Изменить размер шрифта - +
— Как ее драгоценное здоровье?

 

— Ей стало намного лучше.

 

— Вот уж этому никогда не поверю! От ее болезни редкая женщина вылечивается.

 

— От какой болезни? — пробормотал Петер в замешательстве, вызванном бесконечно иронической интонацией Эстер.

 

— От старости.

 

— Перестань, не шути. Завтра утром я ее отправлю за океан совершенно здоровой и положу завидный докторский гонорар в свой карман. Его нам как раз хватит, Эстике, чтобы начать новую жизнь.

 

— Ты не обманываешь меня, Петер? Петер воздел два сложенных пальца к небу.

 

— Не надо клясться. Мне не нужны твои клятвы! Мне нужно твое сердце. Вот мы уже и дома.

 

Там, наверху, в маленькой клетушке под крышей, они провели несколько действительно идиллических часов. Ничего-то там не было, кроме одного стула, ну да им ничего и не нужно было.

 

— Садись ко мне на колени, Эстике!

 

Эстер нашла огрызок свечи, но не было спичек.

 

— Не ищи, зачем они, женушка!

 

— Но ты меня даже не видишь!

 

— Мне хватит твоих губ. Дай их мне, дай попробовать старого меда. Мед и в темноте сладок... Скажи, моя любушка, никто не собирал его с тех пор?

 

(Ага!

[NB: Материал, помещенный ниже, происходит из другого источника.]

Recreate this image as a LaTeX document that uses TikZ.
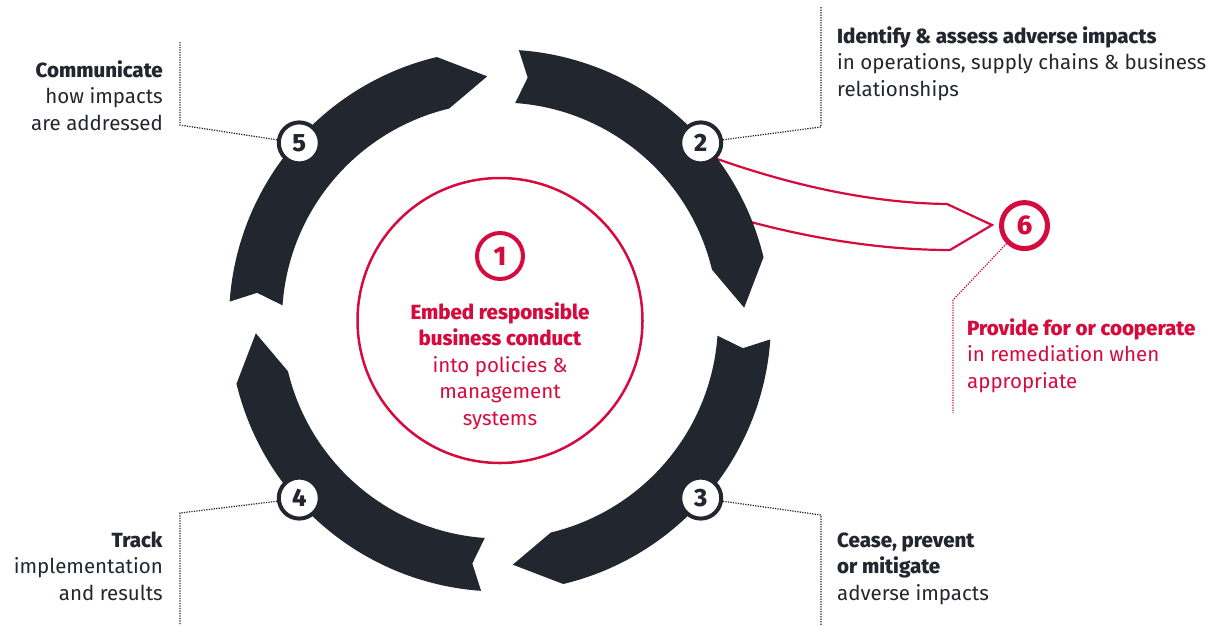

Кто-то сейчас радовался тому, что не зажег свечу.) Планы, мечты, ласки, на нежное слово — нежный поцелуй, затем румянец на щеках, два маленьких розовых колесика... Да, на этих колесиках ой как бешено катится время!

 

Петеру надо было уходить.

 

— Когда ты придешь завтра? — вздохнула Эстер.

 

— В полдень, а может, еще раньше, — упоенный любовью, прошептал Корлати.

 

— Не заставляй меня ждать, мне это будет мукой. Лучше скажи точно, когда придешь.

 

— Ровно в полдень я буду здесь.

 

Эстер проводила его немного по лестнице, затем взбежала к себе в комнату, открыла окно и ждала, пока Петер выйдет на улицу. Тогда она схватила свою корзинку и с высоты высыпала на него все цветы. Так она распрощалась со своим ремеслом.

 

Но в то же мгновение что-то словно кольнуло ее: не рано ли? Ночью она не могла заснуть от этой мысли. Из маленькой! жестяной печурки ринулись к дверям различные чудовища: черные быки о трех рогах, огромные змеи на перепончатых крыльях, как у летучих мышей, смеющиеся черти, печальные гномы, и все эти чудища будто бы кричали ей: «Рано, рано, рано!»

 

Утром она оделась в лучшее платье. Медленно, страшно медленно тянулись минуты, каждые четверть часа она ловила бой курантов. «Тик-так! Тик-так — разговаривали комнатные часы. — Придет — не придет! Придет — не придет.

 

Чем ближе был полдень, тем более нарастало в ней беспокойство, сомнение, отчаяние, и ее маленькое бедное сердце тоже стучало, как часовой маятник: «Не придет — придет!»

 

Наконец на башне пробило двенадцать. Загудели-запели гамбургские колокола.

 

Замолчите, противные колокола! Как будто слышатся шаги по лестнице. Это сюда. Не может быть никакого сомнения — это мужские шаги. Он пришел, он пришел!

 

Лицо и глаза Эстер загорелись от радости, она метнулась к маленькому зеркальцу, чтобы бросить на себя мимолетный удовлетворенный взгляд, засмеялась и, напевая, побежала открывать дверь.

 

Но дверь уже открылась. В комнату вступил полисмен.

 

— Вы — Эстер Корлати из Будапешта?

 

Эстер, онемев, уставилась на него затуманившимся взором.